With a very childish chauvinism, Brillat—Savarin gives the title of “National Victory” to the story of a fight to the finish against two Englishmen, which ends in their defeat by the forces of “claret, port, madeira, punch and spirits”. This was how he gained his reputation as a heavy drinker. Balzac himself, better known as a coffee drinker, boasted that he gave wine no quarter, “whatever quantity my stomach can absorb”. He relates with satisfaction that, challenged by one of his friends, he triumphed, if not in very good shape, at the seventeenth bottle and finished the evening off at the Théâtre des ltaliens. Even today many consumers say of a good wine: “See how it warms one up.” The effect produced by wine is of more interest to them than the pleasure to be had from its taste.
The relationships between man and wine can be divided into three:
1. The pleasure of the taste sensations that it produces, and this book [The Taste of Wine] has enabled them to be better understood and more easily discovered.
2. Its physiological, nutritional and pharmacodynamic effects. These are not simply those of alcohol; the alcoholic base confers on wine certain unique biological effects: increased tolerance, antiseptic properties, effects on the vascular system. In addition, alcohol is not just a poison. “Today’s scientific, economic and technical society is wilfully Manichean in spirit. It needs to classify people and things into ‘good’ or ‘bad’, whence its difficulty with alcohol which is neither one nor the other. On the one hand, they see truth, reason and good; on the other, passion, folly and evil. As though everything, ourselves included, were not at one and the same time good and bad, desire and reason. Thus alcohol is at once a choice drink and a dangerous food, a benefit as well as a curse, something which can both discover and destroy a personality.” (Trémolieres)
3. Its psychological, social and cultural value.

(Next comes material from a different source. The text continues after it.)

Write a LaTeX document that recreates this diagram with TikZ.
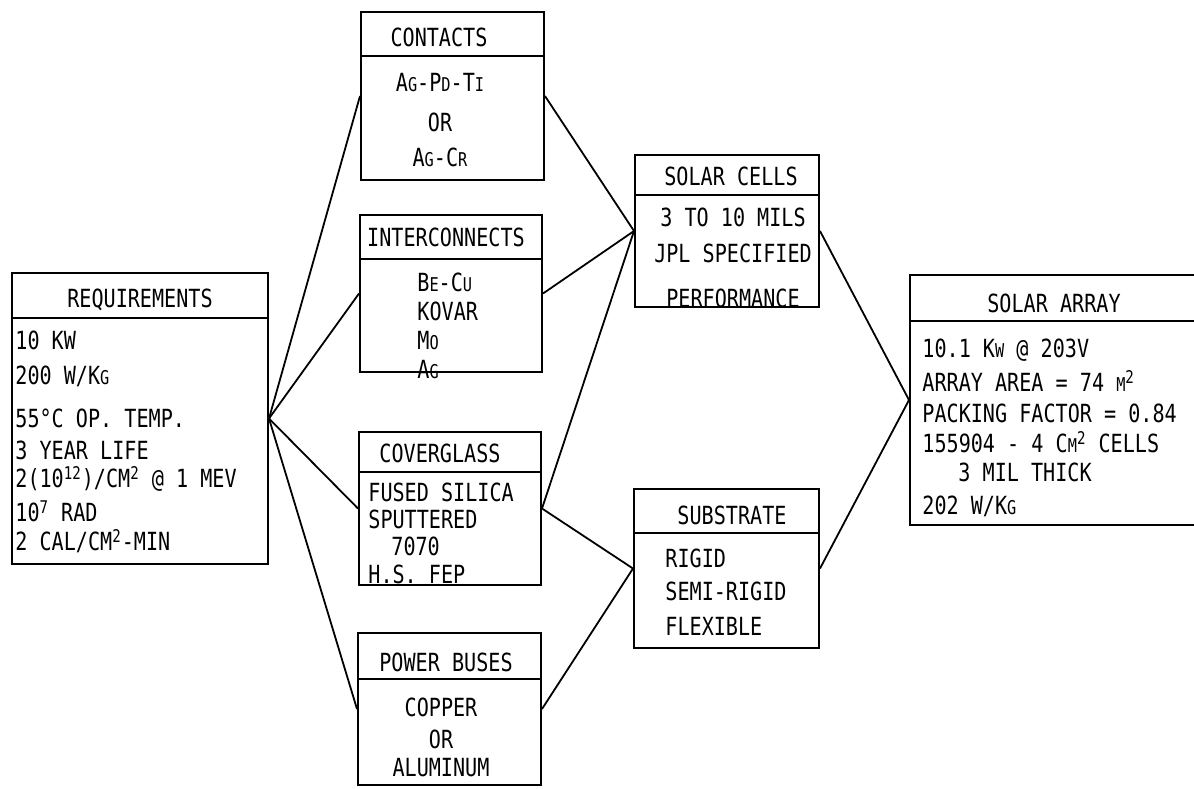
\documentclass[tikz,border=0pt]{standalone}
\usepackage{fontspec}
\setmainfont[FakeStretch=0.805]{DejaVu Sans Mono}
\usetikzlibrary{positioning,calc}

% small capitals of the typed labels
\newcommand{\sm}[1]{{\fontsize{9.5}{9.5}\selectfont #1}}

\begin{document}
\begin{tikzpicture}[
  x=0.5pt, y=-0.5pt,
  font=\fontsize{12.5}{14}\selectfont,
  frame/.style={draw, line width=1pt, inner sep=0pt},
  title/.style={inner sep=0pt, text height=9.1pt, text depth=0pt},
  bodyleft/.style={inner sep=0pt, anchor=north west, align=left, font=\fontsize{12.5}{#1}\selectfont},
  bodymid/.style={inner sep=0pt, anchor=north, align=center, font=\fontsize{12.5}{#1}\selectfont},
  rule/.style={line width=1pt},
  link/.style={line width=0.9pt}
]
\useasboundingbox (0,0) rectangle (1194,788);

% boxes
\node[frame, minimum width=128pt, minimum height=145.5pt] (req) at (140,418.5) {};
\node[frame, minimum width=91.5pt, minimum height=84pt] (contacts) at (452.5,96) {};
\node[frame, minimum width=91pt, minimum height=78.5pt] (inter) at (451,293.5) {};
\node[frame, minimum width=91pt, minimum height=76.5pt] (cover) at (450,508.5) {};
\node[frame, minimum width=91.5pt, minimum height=76pt] (power) at (449.5,709) {};
\node[frame, minimum width=92pt, minimum height=76pt] (cells) at (727,231) {};
\node[frame, minimum width=92.5pt, minimum height=79.5pt] (subst) at (726.5,568.5) {};
\node[frame, minimum width=143.5pt, minimum height=125pt] (array) at (1053.5,400) {};

% header rules
\draw[rule] ([yshift=-23pt]req.north west) -- ([yshift=-23pt]req.north east);
\draw[rule] ([yshift=-22.5pt]contacts.north west) -- ([yshift=-22.5pt]contacts.north east);
\draw[rule] ([yshift=-22.5pt]inter.north west) -- ([yshift=-22.5pt]inter.north east);
\draw[rule] ([yshift=-20.5pt]cover.north west) -- ([yshift=-20.5pt]cover.north east);
\draw[rule] ([yshift=-23.5pt]power.north west) -- ([yshift=-23.5pt]power.north east);
\draw[rule] ([yshift=-20.5pt]cells.north west) -- ([yshift=-20.5pt]cells.north east);
\draw[rule] ([yshift=-22.5pt]subst.north west) -- ([yshift=-22.5pt]subst.north east);
\draw[rule] ([yshift=-23.5pt]array.north west) -- ([yshift=-23.5pt]array.north east);

% titles
\node[title] (reqT) at (140,298) {REQUIREMENTS};
\node[title] (contactsT) at (439,37) {CONTACTS};
\node[title] (interT) at (446,237) {INTERCONNECTS};
\node[title] (coverT) at (440,453) {COVERGLASS};
\node[title] (powerT) at (446,662) {POWER BUSES};
\node[title] (cellsT) at (731,176) {SOLAR CELLS};
\node[title] (substT) at (732,515) {SUBSTRATE};
\node[title] (arrayT) at (1054,303) {SOLAR ARRAY};

% contents
\node[bodyleft=17pt] (reqB) at (15,331) {10 KW\\[0.5pt]
  200 W/K\sm{G}\\[4.5pt]
  55°C OP. TEMP.\\[-1pt]
  3 YEAR LIFE\\[-3pt]
  2(10\textsuperscript{12})/CM\textsuperscript{2} @ 1 MEV\\[0pt]
  10\textsuperscript{7} RAD\\[-2.5pt]
  2 CAL/CM\textsuperscript{2}-MIN};
\node[bodymid=20pt] (contactsB) at (440,73) {A\sm{G}-P\sm{D}-T\sm{I}\\
  OR\\[-2.5pt]
  A\sm{G}-C\sm{R}};
\node[bodyleft=14.5pt] (interB) at (417,273) {B\sm{E}-C\sm{U}\\
  KOVAR\\
  M\sm{O}\\
  A\sm{G}};
\node[bodyleft=13.3pt] (coverB) at (368,483) {FUSED SILICA\\
  SPUTTERED\\
  \hspace*{11.5pt}7070\\[1pt]
  H.S. FEP};
\node[bodymid=16pt] (powerB) at (441,698) {COPPER\\
  OR\\[-2pt]
  ALUMINUM};
\node[bodymid=22.5pt] (cellsB) at (733,208) {3 TO 10 MILS\\[-4.5pt]
  JPL SPECIFIED\\
  PERFORMANCE};
\node[bodyleft=16.5pt] (substB) at (665,549) {RIGID\\
  SEMI-RIGID\\[1pt]
  FLEXIBLE};
\node[bodyleft=15.5pt] (arrayB) at (922,339) {10.1 K\sm{W} @ 203V\\[1.5pt]
  ARRAY AREA = 74 \sm{M}\textsuperscript{2}\\
  PACKING FACTOR = 0.84\\[-0.5pt]
  155904 - 4 C\sm{M}\textsuperscript{2} CELLS\\[-1pt]
  \hspace*{18pt}3 MIL THICK\\[1pt]
  202 W/K\sm{G}};

% connections
\draw[link] (req.east) -- (contacts.west);
\draw[link] (req.east) -- (inter.west);
\draw[link] (req.east) -- (cover.west);
\draw[link] (req.east) -- (power.west);
\draw[link] (contacts.east) -- (cells.west);
\draw[link] (inter.east) -- (cells.west);
\draw[link] (cover.east) -- (cells.west);
\draw[link] (cover.east) -- (subst.west);
\draw[link] (power.east) -- (subst.west);
\draw[link] (cells.east) -- (array.west);
\draw[link] (subst.east) -- (array.west);
\end{tikzpicture}
\end{document}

Wine, first a drink of the Latin people and then of Christians, remains charged with symbolic value; it appears as a cultural element closely linked with western civilization.

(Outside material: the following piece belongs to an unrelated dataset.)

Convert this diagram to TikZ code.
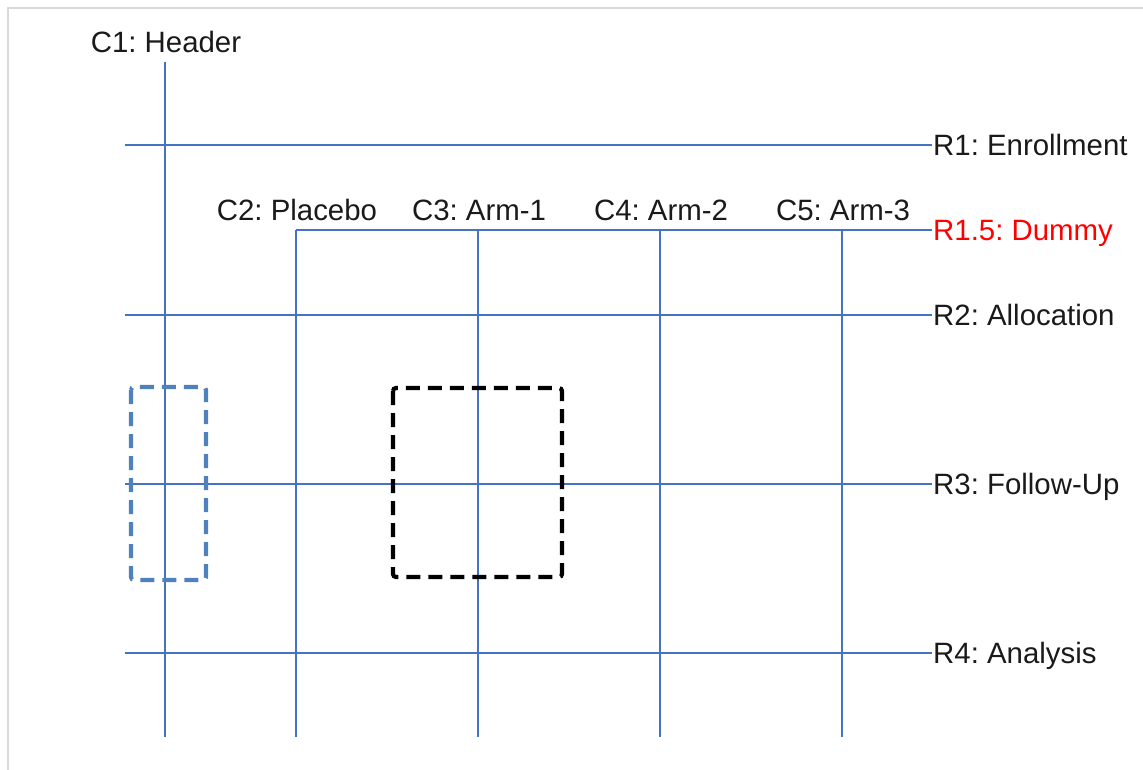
\documentclass[tikz,border=0pt]{standalone}
\usepackage{fontspec}
\setmainfont{Liberation Sans}
\frenchspacing
\begin{document}
\begin{tikzpicture}[x=1pt,y=-1pt,
  gridline/.style={draw=gridblue,line width=2.2pt},
  lbl/.style={inner sep=0pt,font=\fontsize{29.4}{34}\selectfont,text=labelgray},
  collbl/.style={lbl,anchor=base},
  rowlbl/.style={lbl,anchor=base west},
  hilite/.style={line width=4.2pt,dash pattern=on 14pt off 8pt,rounded corners=3pt},
  frameline/.style={draw=framegray,line width=2pt}]
\definecolor{gridblue}{HTML}{4472C4}
\definecolor{boxblue}{HTML}{4F81BD}
\definecolor{framegray}{HTML}{D9D9D9}
\definecolor{labelgray}{HTML}{1A1A1A}
\definecolor{dummyred}{HTML}{FF0000}
\useasboundingbox (0,0) rectangle (1143,770);

% outer frame (top and left edges only)
\coordinate (fTL) at (8,8);
\coordinate (fTR) at (1143,8);
\coordinate (fBL) at (8,770);
\draw[frameline] (fTR) -- (fTL) -- (fBL);

% row lines
\foreach \name/\y/\x in {r1/145/125, r15/230/296, r2/315/125, r3/484/125, r4/653/125}{
  \coordinate (\name w) at (\x,\y);
  \coordinate (\name e) at (932,\y);
  \draw[gridline] (\name w) -- (\name e);
}

% column lines
\foreach \name/\x/\y in {c1/165/62, c2/296/230, c3/478/230, c4/660/230, c5/842/230}{
  \coordinate (\name n) at (\x,\y);
  \coordinate (\name s) at (\x,737);
  \draw[gridline] (\name n) -- (\name s);
}

% column headers
\node[collbl] (c1lbl) at (166,53) {C1: Header};
\node[collbl] (c2lbl) at (297,221) {C2: Placebo};
\node[collbl] (c3lbl) at (479,221) {C3: Arm-1};
\node[collbl] (c4lbl) at (661,221) {C4: Arm-2};
\node[collbl] (c5lbl) at (843,221) {C5: Arm-3};

% row headers
\node[rowlbl] (r1lbl) at (933,155.5) {R1: Enrollment};
\node[rowlbl,text=dummyred] (r15lbl) at (933,240.5) {R1.5: Dummy};
\node[rowlbl] (r2lbl) at (933,325.5) {R2: Allocation};
\node[rowlbl] (r3lbl) at (933,494.5) {R3: Follow-Up};
\node[rowlbl] (r4lbl) at (933,663.5) {R4: Analysis};

% highlighted cells
\draw[hilite,draw=boxblue] (131,387) rectangle (206,580);
\draw[hilite,draw=black] (393,388) rectangle (562,577);
\end{tikzpicture}
\end{document}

The words of Trémolières once again; “Contemporary science has established why wine, consumed in sensible quantities (for men not more than half a litre daily, a litre in exceptional circumstances; for women a quarter of a litre less) is a food which may be consumed profitably and without risk to the body. It also calms one down and produces a sense of euphoria, and one day science hopes to be able to explain why. lts toxicity is not in the wine itself but rather in the way it is abused. Alcoholism is thus clearly a problem to do with one’s way of life; it is maladjusted behaviour attempting to cope with a situation of anxiety. It is the sickness of escapism, flight from both external and internal reality.”
The art of drinking, like the art of eating, is thus part of the art of living. More so perhaps because it is easier to abuse drink than food. The limits of one’s appetite stop one eating whereas alcoholic saturation does not always stop the drinker. What makes man drink is first of all the desire for pleasure and it needs a strong will to remain a sensible drinker. If I had to define the art of drinking I would say that it conforms to two rules: moderation and good taste, which can be summed up in two simple formulas: “Drink little, but drink well,” or else “Drink little so that you can continue to drink for a long time.” It is certainly good wines which will enable one to follow these precepts most easily. They teach self-restraint to whoever wants to listen to their message. It is by tasting wine with care that man can learn to drink in a civilized way.